8. Gli obiettivi della riforma: il premierato assoluto
Nessuno si oppone, pertanto, ad un’opera di manutenzione della Costituzione che possa rimediare agli inconvenienti del bicameralismo perfetto, ma la grande riforma Renzi/Boschi non interviene sulle inefficienze del bicameralismo. Essa persegue un altro obiettivo: quello di aggredire la centralità del Parlamento, cominciando ad eliminare una Camera ed assoggettando l’altra, eletta con metodo supermaggioritario, alla supremazia del Governo, che, essendo già padrone della maggioranza parlamentare, con la riforma, imponendo l’approvazione delle leggi a data fissa, nel termine di 70 giorni, si impadronisce dell’agenda dei lavori parlamentari.

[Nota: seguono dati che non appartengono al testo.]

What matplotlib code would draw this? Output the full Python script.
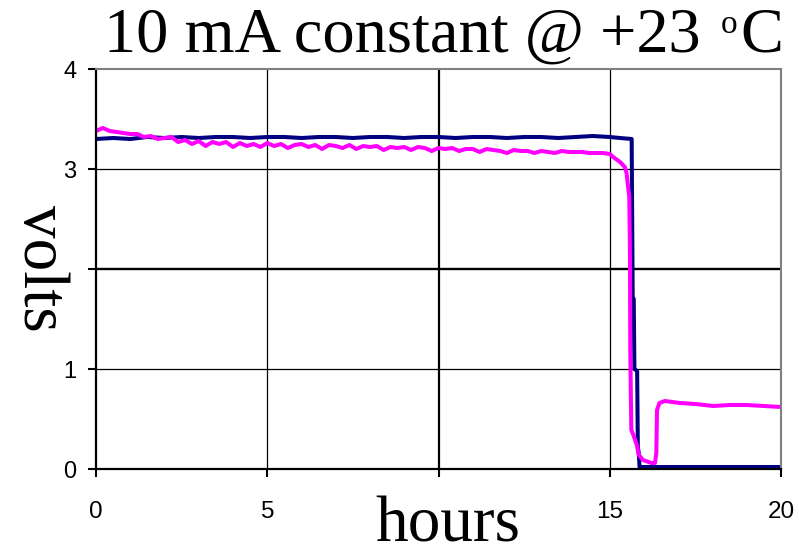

In questo modo viene appannata la distinzione fra potere legislativo e potere esecutivo, dal momento che il capo del partito politico “vincitore” delle elezioni, è a capo del potere esecutivo e controlla la maggioranza parlamentare, da lui stesso creata. A questo capo di partito che esercita un potere di fatto quasi senza limiti possono opporre solo un debole argine le istituzioni di garanzia, Presidente della Repubblica e Corte Costituzionale. Attraverso le riforme, viene consolidato il passaggio da una democrazia rappresentativa, fondata sulla centralità del Parlamento, ad una democrazia dell’investitura, fondata sulla prevalenza dell’Esecutivo sul Parlamento e del governo centrale sulle autonomie regionali. Il risultato finale è quello di instaurare una sorta di Premierato assoluto.